### [Work to be completed]
Word for word, transcribe the lines below and drop the pictures.

### [Material]
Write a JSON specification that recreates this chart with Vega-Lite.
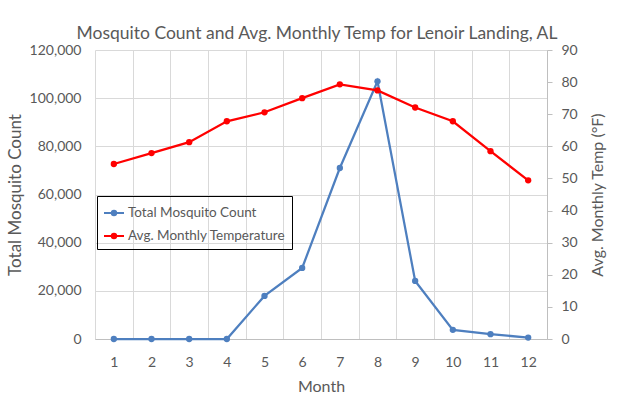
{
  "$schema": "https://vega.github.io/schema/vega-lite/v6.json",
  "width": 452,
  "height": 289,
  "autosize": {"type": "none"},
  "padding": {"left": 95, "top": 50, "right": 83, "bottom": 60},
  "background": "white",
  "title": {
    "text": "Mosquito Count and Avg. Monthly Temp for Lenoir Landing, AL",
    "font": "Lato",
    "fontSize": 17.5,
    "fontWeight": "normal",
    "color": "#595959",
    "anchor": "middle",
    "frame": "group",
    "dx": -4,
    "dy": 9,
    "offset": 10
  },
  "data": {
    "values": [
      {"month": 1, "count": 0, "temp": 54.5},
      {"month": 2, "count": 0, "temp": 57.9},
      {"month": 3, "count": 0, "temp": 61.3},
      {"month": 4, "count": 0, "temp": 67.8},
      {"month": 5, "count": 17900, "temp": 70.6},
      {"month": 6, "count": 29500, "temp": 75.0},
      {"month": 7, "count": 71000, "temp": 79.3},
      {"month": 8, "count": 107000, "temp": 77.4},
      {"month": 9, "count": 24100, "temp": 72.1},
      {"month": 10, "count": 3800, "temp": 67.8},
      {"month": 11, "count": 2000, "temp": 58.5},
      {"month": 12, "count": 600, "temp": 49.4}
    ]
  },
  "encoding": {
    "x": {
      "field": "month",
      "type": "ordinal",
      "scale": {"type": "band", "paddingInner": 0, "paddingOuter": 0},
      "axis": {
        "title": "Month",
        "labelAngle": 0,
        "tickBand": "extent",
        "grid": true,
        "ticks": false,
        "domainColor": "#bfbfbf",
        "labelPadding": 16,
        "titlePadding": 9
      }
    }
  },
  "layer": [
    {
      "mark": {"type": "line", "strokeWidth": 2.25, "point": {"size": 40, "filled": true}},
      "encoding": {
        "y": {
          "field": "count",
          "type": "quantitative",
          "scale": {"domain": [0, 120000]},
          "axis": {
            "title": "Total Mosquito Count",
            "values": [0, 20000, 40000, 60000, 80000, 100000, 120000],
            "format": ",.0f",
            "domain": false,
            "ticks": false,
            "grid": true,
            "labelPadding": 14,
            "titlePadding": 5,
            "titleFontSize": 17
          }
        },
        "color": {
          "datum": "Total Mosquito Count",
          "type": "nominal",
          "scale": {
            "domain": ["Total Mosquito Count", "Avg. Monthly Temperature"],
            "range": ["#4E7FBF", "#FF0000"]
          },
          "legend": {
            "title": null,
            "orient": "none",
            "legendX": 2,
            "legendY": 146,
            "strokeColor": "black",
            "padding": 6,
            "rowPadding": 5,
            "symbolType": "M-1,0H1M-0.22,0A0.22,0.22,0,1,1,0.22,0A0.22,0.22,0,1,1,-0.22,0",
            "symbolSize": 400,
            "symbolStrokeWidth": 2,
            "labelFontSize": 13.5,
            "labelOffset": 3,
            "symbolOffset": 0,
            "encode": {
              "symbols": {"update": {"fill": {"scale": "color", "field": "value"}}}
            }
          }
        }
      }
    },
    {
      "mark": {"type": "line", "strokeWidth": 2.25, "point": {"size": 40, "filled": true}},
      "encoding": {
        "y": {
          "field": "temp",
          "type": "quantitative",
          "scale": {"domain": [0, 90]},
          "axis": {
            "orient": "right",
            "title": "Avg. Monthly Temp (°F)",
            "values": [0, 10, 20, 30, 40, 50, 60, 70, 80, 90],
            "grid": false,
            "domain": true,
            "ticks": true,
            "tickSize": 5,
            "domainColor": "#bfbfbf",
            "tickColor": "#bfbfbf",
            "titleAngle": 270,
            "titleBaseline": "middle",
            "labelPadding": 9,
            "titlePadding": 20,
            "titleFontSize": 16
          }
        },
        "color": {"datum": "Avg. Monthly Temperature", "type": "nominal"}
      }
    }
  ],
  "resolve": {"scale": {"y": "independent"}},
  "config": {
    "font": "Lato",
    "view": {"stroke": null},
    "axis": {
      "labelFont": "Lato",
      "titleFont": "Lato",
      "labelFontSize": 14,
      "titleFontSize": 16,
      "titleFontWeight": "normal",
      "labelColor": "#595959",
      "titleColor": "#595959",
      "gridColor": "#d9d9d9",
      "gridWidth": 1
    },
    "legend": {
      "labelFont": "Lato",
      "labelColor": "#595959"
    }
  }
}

### [Finished task]
Write a JSON specification that recreates this chart with Vega-Lite.
{
  "$schema": "https://vega.github.io/schema/vega-lite/v6.json",
  "width": 452,
  "height": 289,
  "autosize": {"type": "none"},
  "padding": {"left": 95, "top": 50, "right": 83, "bottom": 60},
  "background": "white",
  "title": {
    "text": "Mosquito Count and Avg. Monthly Temp for Lenoir Landing, AL",
    "font": "Lato",
    "fontSize": 17.5,
    "fontWeight": "normal",
    "color": "#595959",
    "anchor": "middle",
    "frame": "group",
    "dx": -4,
    "dy": 9,
    "offset": 10
  },
  "data": {
    "values": [
      {"month": 1, "count": 0, "temp": 54.5},
      {"month": 2, "count": 0, "temp": 57.9},
      {"month": 3, "count": 0, "temp": 61.3},
      {"month": 4, "count": 0, "temp": 67.8},
      {"month": 5, "count": 17900, "temp": 70.6},
      {"month": 6, "count": 29500, "temp": 75.0},
      {"month": 7, "count": 71000, "temp": 79.3},
      {"month": 8, "count": 107000, "temp": 77.4},
      {"month": 9, "count": 24100, "temp": 72.1},
      {"month": 10, "count": 3800, "temp": 67.8},
      {"month": 11, "count": 2000, "temp": 58.5},
      {"month": 12, "count": 600, "temp": 49.4}
    ]
  },
  "encoding": {
    "x": {
      "field": "month",
      "type": "ordinal",
      "scale": {"type": "band", "paddingInner": 0, "paddingOuter": 0},
      "axis": {
        "title": "Month",
        "labelAngle": 0,
        "tickBand": "extent",
        "grid": true,
        "ticks": false,
        "domainColor": "#bfbfbf",
        "labelPadding": 16,
        "titlePadding": 9
      }
    }
  },
  "layer": [
    {
      "mark": {"type": "line", "strokeWidth": 2.25, "point": {"size": 40, "filled": true}},
      "encoding": {
        "y": {
          "field": "count",
          "type": "quantitative",
          "scale": {"domain": [0, 120000]},
          "axis": {
            "title": "Total Mosquito Count",
            "values": [0, 20000, 40000, 60000, 80000, 100000, 120000],
            "format": ",.0f",
            "domain": false,
            "ticks": false,
            "grid": true,
            "labelPadding": 14,
            "titlePadding": 5,
            "titleFontSize": 17
          }
        },
        "color": {
          "datum": "Total Mosquito Count",
          "type": "nominal",
          "scale": {
            "domain": ["Total Mosquito Count", "Avg. Monthly Temperature"],
            "range": ["#4E7FBF", "#FF0000"]
          },
          "legend": {
            "title": null,
            "orient": "none",
            "legendX": 2,
            "legendY": 146,
            "strokeColor": "black",
            "padding": 6,
            "rowPadding": 5,
            "symbolType": "M-1,0H1M-0.22,0A0.22,0.22,0,1,1,0.22,0A0.22,0.22,0,1,1,-0.22,0",
            "symbolSize": 400,
            "symbolStrokeWidth": 2,
            "labelFontSize": 13.5,
            "labelOffset": 3,
            "symbolOffset": 0,
            "encode": {
              "symbols": {"update": {"fill": {"scale": "color", "field": "value"}}}
            }
          }
        }
      }
    },
    {
      "mark": {"type": "line", "strokeWidth": 2.25, "point": {"size": 40, "filled": true}},
      "encoding": {
        "y": {
          "field": "temp",
          "type": "quantitative",
          "scale": {"domain": [0, 90]},
          "axis": {
            "orient": "right",
            "title": "Avg. Monthly Temp (°F)",
            "values": [0, 10, 20, 30, 40, 50, 60, 70, 80, 90],
            "grid": false,
            "domain": true,
            "ticks": true,
            "tickSize": 5,
            "domainColor": "#bfbfbf",
            "tickColor": "#bfbfbf",
            "titleAngle": 270,
            "titleBaseline": "middle",
            "labelPadding": 9,
            "titlePadding": 20,
            "titleFontSize": 16
          }
        },
        "color": {"datum": "Avg. Monthly Temperature", "type": "nominal"}
      }
    }
  ],
  "resolve": {"scale": {"y": "independent"}},
  "config": {
    "font": "Lato",
    "view": {"stroke": null},
    "axis": {
      "labelFont": "Lato",
      "titleFont": "Lato",
      "labelFontSize": 14,
      "titleFontSize": 16,
      "titleFontWeight": "normal",
      "labelColor": "#595959",
      "titleColor": "#595959",
      "gridColor": "#d9d9d9",
      "gridWidth": 1
    },
    "legend": {
      "labelFont": "Lato",
      "labelColor": "#595959"
    }
  }
}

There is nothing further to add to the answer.